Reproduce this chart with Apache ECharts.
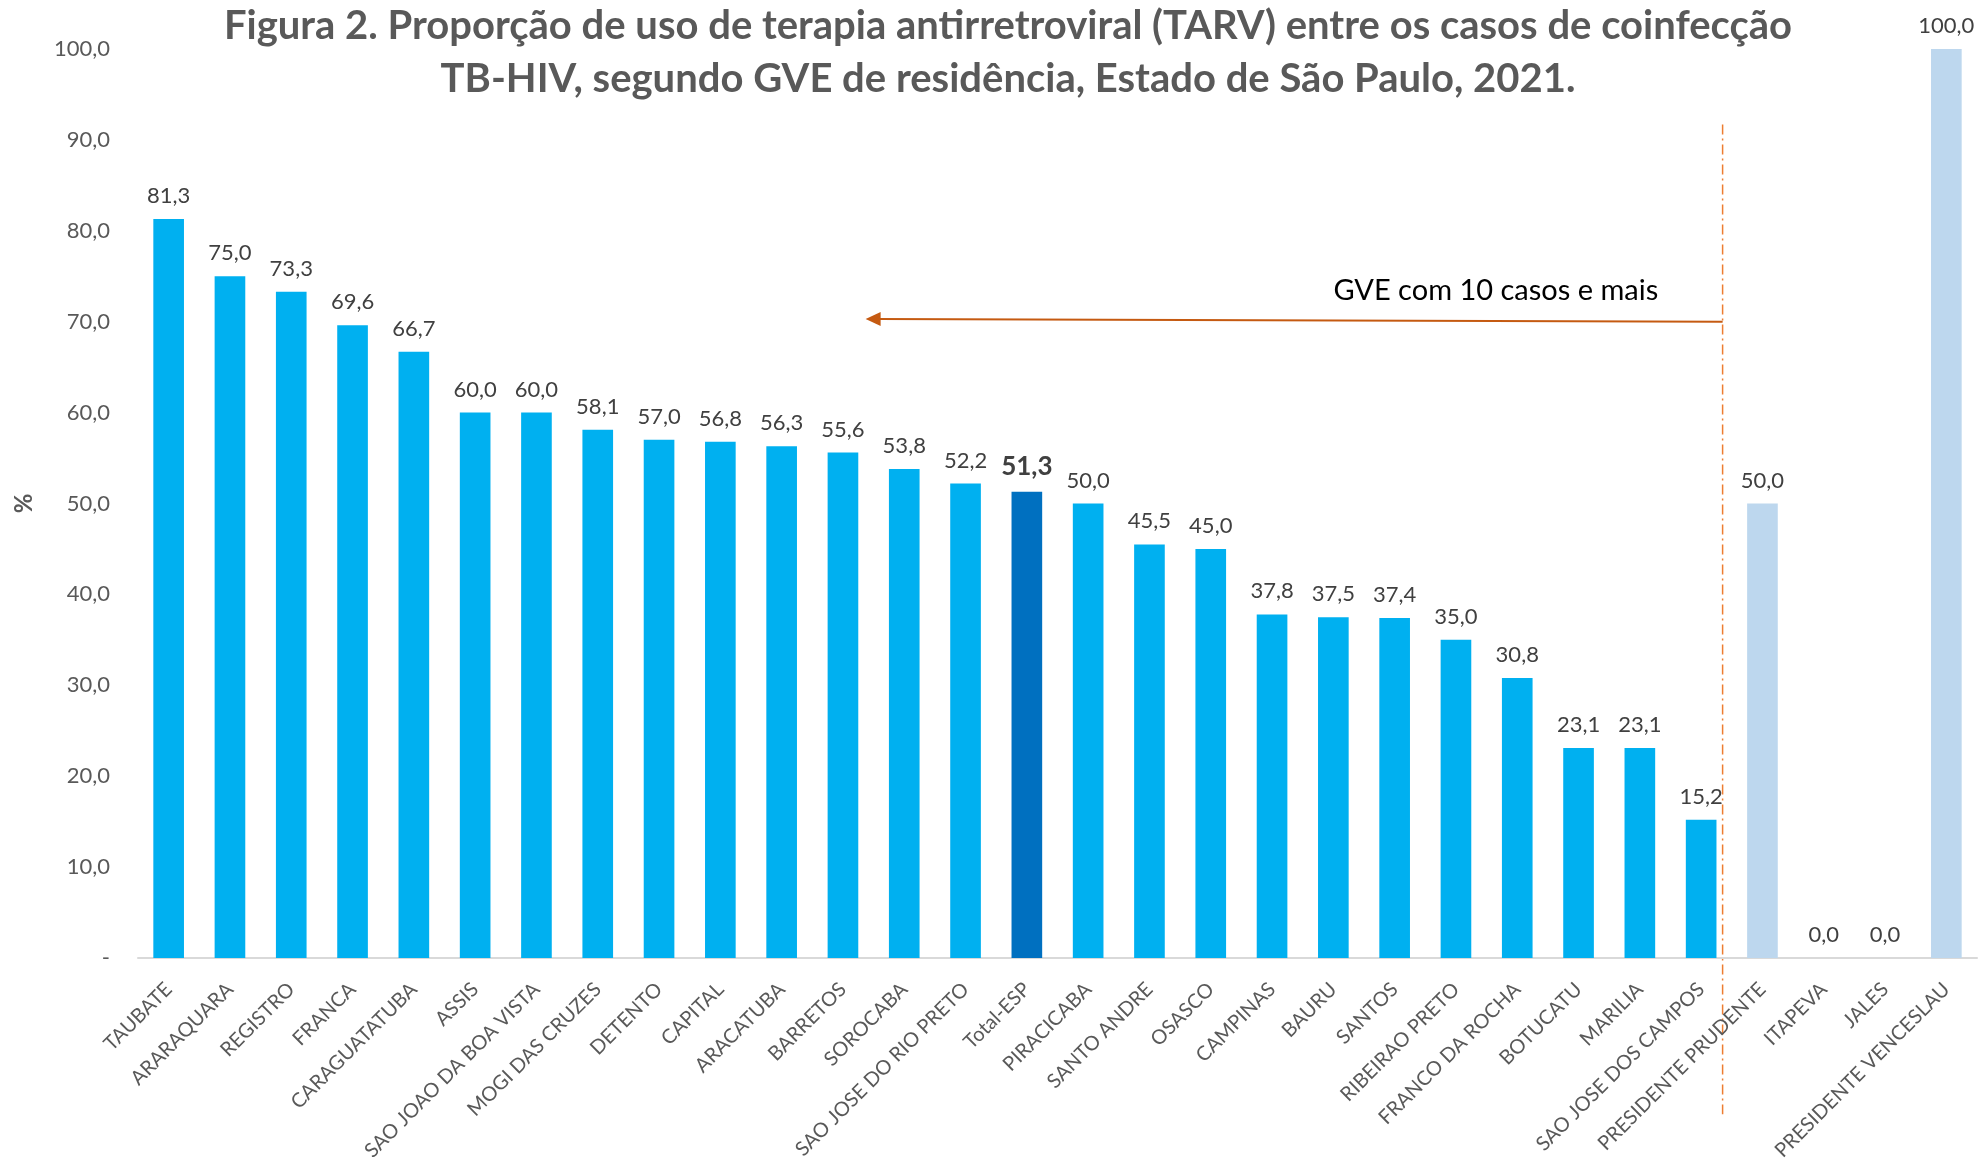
<!DOCTYPE html>
<html>
<head>
<meta charset="utf-8">
<script src="https://cdn.jsdelivr.net/npm/echarts@6/dist/echarts.min.js"></script>
<style>
  html, body { margin: 0; padding: 0; background: #fff; }
  #chart { width: 1980px; height: 1160px; }
</style>
</head>
<body>
<div id="chart"></div>
<script>
// GVE names, in the order of the figure
var categories = [
  'TAUBATE', 'ARARAQUARA', 'REGISTRO', 'FRANCA', 'CARAGUATATUBA', 'ASSIS',
  'SAO JOAO DA BOA VISTA', 'MOGI DAS CRUZES', 'DETENTO', 'CAPITAL', 'ARACATUBA',
  'BARRETOS', 'SOROCABA', 'SAO JOSE DO RIO PRETO', 'Total-ESP', 'PIRACICABA',
  'SANTO ANDRE', 'OSASCO', 'CAMPINAS', 'BAURU', 'SANTOS', 'RIBEIRAO PRETO',
  'FRANCO DA ROCHA', 'BOTUCATU', 'MARILIA', 'SAO JOSE DOS CAMPOS',
  'PRESIDENTE PRUDENTE', 'ITAPEVA', 'JALES', 'PRESIDENTE VENCESLAU'
];
// % de uso de TARV
var values = [
  81.3, 75.0, 73.3, 69.6, 66.7, 60.0,
  60.0, 58.1, 57.0, 56.8, 56.3,
  55.6, 53.8, 52.2, 51.3, 50.0,
  45.5, 45.0, 37.8, 37.5, 37.4, 35.0,
  30.8, 23.1, 23.1, 15.2,
  50.0, 0.0, 0.0, 100.0
];
var totalName = 'Total-ESP';
// GVE with fewer than 10 cases (right of the dashed line)
var fewCases = ['PRESIDENTE PRUDENTE', 'ITAPEVA', 'JALES', 'PRESIDENTE VENCESLAU'];
var noteText = 'GVE com 10 casos e mais';

var FONT = 'Lato';
var fmt = function (v) { return v.toFixed(1).replace('.', ','); };

var myChart = echarts.init(document.getElementById('chart'));

var barData = values.map(function (v, i) {
  var name = categories[i];
  var item = { value: v, itemStyle: { color: '#00B0F0' } };
  if (name === totalName) {
    item.itemStyle.color = '#0070C0';
    item.label = { fontSize: 26, fontWeight: 'bold', color: '#404040' };
  } else if (fewCases.indexOf(name) >= 0) {
    item.itemStyle.color = '#BDD7EE';
  }
  return item;
});

var option = {
  animation: false,
  title: {
    text: 'Figura 2. Proporção de uso de terapia antirretroviral (TARV) entre os casos de coinfecção\nTB-HIV, segundo GVE de residência, Estado de São Paulo, 2021.',
    left: 1003,
    top: -5,
    textAlign: 'center',
    textStyle: {
      fontFamily: FONT,
      fontSize: 40,
      fontWeight: 'bold',
      color: '#595959',
      lineHeight: 53
    }
  },
  grid: { left: 138, right: 3, top: 49, bottom: 202, outerBoundsMode: 'none', containLabel: false },
  xAxis: {
    type: 'category',
    data: categories,
    axisLine: { lineStyle: { color: '#D9D9D9', width: 2 } },
    axisTick: { show: false },
    axisLabel: {
      interval: 0,
      rotate: 45,
      margin: 28,
      fontFamily: FONT,
      fontSize: 20,
      color: '#595959'
    }
  },
  yAxis: {
    type: 'value',
    min: 0,
    max: 100,
    interval: 10,
    name: '%',
    nameLocation: 'middle',
    nameGap: 102,
    nameTextStyle: { fontFamily: FONT, fontSize: 24, fontWeight: 'bold', color: '#595959' },
    splitLine: { show: false },
    axisLine: { show: false },
    axisTick: { show: false },
    axisLabel: {
      margin: 28,
      fontFamily: FONT,
      fontSize: 22,
      color: '#595959',
      formatter: function (v) { return v === 0 ? '-' : fmt(v); }
    }
  },
  series: [{
    type: 'bar',
    data: barData,
    barCategoryGap: '50%',
    label: {
      show: true,
      position: 'top',
      distance: 12,
      fontFamily: FONT,
      fontSize: 22,
      color: '#404040',
      formatter: function (p) { return fmt(p.value); }
    }
  }]
};

myChart.setOption(option);

// annotation positions taken from the axes
function catX(pos) {
  var i = Math.floor(pos);
  var f = pos - i;
  var a = myChart.convertToPixel({ xAxisIndex: 0 }, i);
  var b = myChart.convertToPixel({ xAxisIndex: 0 }, i + 1);
  return a + f * (b - a);
}
function valY(v) {
  return myChart.convertToPixel({ yAxisIndex: 0 }, v);
}

var splitX = catX(25.35);
var arrowLeft = catX(11.37);
var arrowYR = valY(70.0);
var arrowYL = valY(70.3);

myChart.setOption({
  graphic: [
    {
      type: 'line',
      shape: { x1: splitX, y1: valY(91.7), x2: splitX, y2: valY(-17.2) },
      style: { stroke: '#ED7D31', lineWidth: 1.5, lineDash: [10, 4, 2, 4] }
    },
    {
      type: 'line',
      shape: { x1: splitX, y1: arrowYR, x2: arrowLeft + 12, y2: arrowYL },
      style: { stroke: '#C55A11', lineWidth: 2 }
    },
    {
      type: 'polygon',
      shape: { points: [[arrowLeft, arrowYL], [arrowLeft + 15, arrowYL - 7], [arrowLeft + 15, arrowYL + 7]] },
      style: { fill: '#C55A11' }
    },
    {
      type: 'text',
      x: catX(24.3),
      y: valY(73.4),
      style: {
        text: noteText,
        fontFamily: FONT,
        fontSize: 29,
        fill: '#000000',
        align: 'right',
        verticalAlign: 'middle'
      }
    }
  ]
});
</script>
</body>
</html>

....................

» Written request: From the material above, copy everything exactly but the pictures.

» Solution to the problem:
Reproduce this chart with Apache ECharts.
<!DOCTYPE html>
<html>
<head>
<meta charset="utf-8">
<script src="https://cdn.jsdelivr.net/npm/echarts@6/dist/echarts.min.js"></script>
<style>
  html, body { margin: 0; padding: 0; background: #fff; }
  #chart { width: 1980px; height: 1160px; }
</style>
</head>
<body>
<div id="chart"></div>
<script>
// GVE names, in the order of the figure
var categories = [
  'TAUBATE', 'ARARAQUARA', 'REGISTRO', 'FRANCA', 'CARAGUATATUBA', 'ASSIS',
  'SAO JOAO DA BOA VISTA', 'MOGI DAS CRUZES', 'DETENTO', 'CAPITAL', 'ARACATUBA',
  'BARRETOS', 'SOROCABA', 'SAO JOSE DO RIO PRETO', 'Total-ESP', 'PIRACICABA',
  'SANTO ANDRE', 'OSASCO', 'CAMPINAS', 'BAURU', 'SANTOS', 'RIBEIRAO PRETO',
  'FRANCO DA ROCHA', 'BOTUCATU', 'MARILIA', 'SAO JOSE DOS CAMPOS',
  'PRESIDENTE PRUDENTE', 'ITAPEVA', 'JALES', 'PRESIDENTE VENCESLAU'
];
// % de uso de TARV
var values = [
  81.3, 75.0, 73.3, 69.6, 66.7, 60.0,
  60.0, 58.1, 57.0, 56.8, 56.3,
  55.6, 53.8, 52.2, 51.3, 50.0,
  45.5, 45.0, 37.8, 37.5, 37.4, 35.0,
  30.8, 23.1, 23.1, 15.2,
  50.0, 0.0, 0.0, 100.0
];
var totalName = 'Total-ESP';
// GVE with fewer than 10 cases (right of the dashed line)
var fewCases = ['PRESIDENTE PRUDENTE', 'ITAPEVA', 'JALES', 'PRESIDENTE VENCESLAU'];
var noteText = 'GVE com 10 casos e mais';

var FONT = 'Lato';
var fmt = function (v) { return v.toFixed(1).replace('.', ','); };

var myChart = echarts.init(document.getElementById('chart'));

var barData = values.map(function (v, i) {
  var name = categories[i];
  var item = { value: v, itemStyle: { color: '#00B0F0' } };
  if (name === totalName) {
    item.itemStyle.color = '#0070C0';
    item.label = { fontSize: 26, fontWeight: 'bold', color: '#404040' };
  } else if (fewCases.indexOf(name) >= 0) {
    item.itemStyle.color = '#BDD7EE';
  }
  return item;
});

var option = {
  animation: false,
  title: {
    text: 'Figura 2. Proporção de uso de terapia antirretroviral (TARV) entre os casos de coinfecção\nTB-HIV, segundo GVE de residência, Estado de São Paulo, 2021.',
    left: 1003,
    top: -5,
    textAlign: 'center',
    textStyle: {
      fontFamily: FONT,
      fontSize: 40,
      fontWeight: 'bold',
      color: '#595959',
      lineHeight: 53
    }
  },
  grid: { left: 138, right: 3, top: 49, bottom: 202, outerBoundsMode: 'none', containLabel: false },
  xAxis: {
    type: 'category',
    data: categories,
    axisLine: { lineStyle: { color: '#D9D9D9', width: 2 } },
    axisTick: { show: false },
    axisLabel: {
      interval: 0,
      rotate: 45,
      margin: 28,
      fontFamily: FONT,
      fontSize: 20,
      color: '#595959'
    }
  },
  yAxis: {
    type: 'value',
    min: 0,
    max: 100,
    interval: 10,
    name: '%',
    nameLocation: 'middle',
    nameGap: 102,
    nameTextStyle: { fontFamily: FONT, fontSize: 24, fontWeight: 'bold', color: '#595959' },
    splitLine: { show: false },
    axisLine: { show: false },
    axisTick: { show: false },
    axisLabel: {
      margin: 28,
      fontFamily: FONT,
      fontSize: 22,
      color: '#595959',
      formatter: function (v) { return v === 0 ? '-' : fmt(v); }
    }
  },
  series: [{
    type: 'bar',
    data: barData,
    barCategoryGap: '50%',
    label: {
      show: true,
      position: 'top',
      distance: 12,
      fontFamily: FONT,
      fontSize: 22,
      color: '#404040',
      formatter: function (p) { return fmt(p.value); }
    }
  }]
};

myChart.setOption(option);

// annotation positions taken from the axes
function catX(pos) {
  var i = Math.floor(pos);
  var f = pos - i;
  var a = myChart.convertToPixel({ xAxisIndex: 0 }, i);
  var b = myChart.convertToPixel({ xAxisIndex: 0 }, i + 1);
  return a + f * (b - a);
}
function valY(v) {
  return myChart.convertToPixel({ yAxisIndex: 0 }, v);
}

var splitX = catX(25.35);
var arrowLeft = catX(11.37);
var arrowYR = valY(70.0);
var arrowYL = valY(70.3);

myChart.setOption({
  graphic: [
    {
      type: 'line',
      shape: { x1: splitX, y1: valY(91.7), x2: splitX, y2: valY(-17.2) },
      style: { stroke: '#ED7D31', lineWidth: 1.5, lineDash: [10, 4, 2, 4] }
    },
    {
      type: 'line',
      shape: { x1: splitX, y1: arrowYR, x2: arrowLeft + 12, y2: arrowYL },
      style: { stroke: '#C55A11', lineWidth: 2 }
    },
    {
      type: 'polygon',
      shape: { points: [[arrowLeft, arrowYL], [arrowLeft + 15, arrowYL - 7], [arrowLeft + 15, arrowYL + 7]] },
      style: { fill: '#C55A11' }
    },
    {
      type: 'text',
      x: catX(24.3),
      y: valY(73.4),
      style: {
        text: noteText,
        fontFamily: FONT,
        fontSize: 29,
        fill: '#000000',
        align: 'right',
        verticalAlign: 'middle'
      }
    }
  ]
});
</script>
</body>
</html>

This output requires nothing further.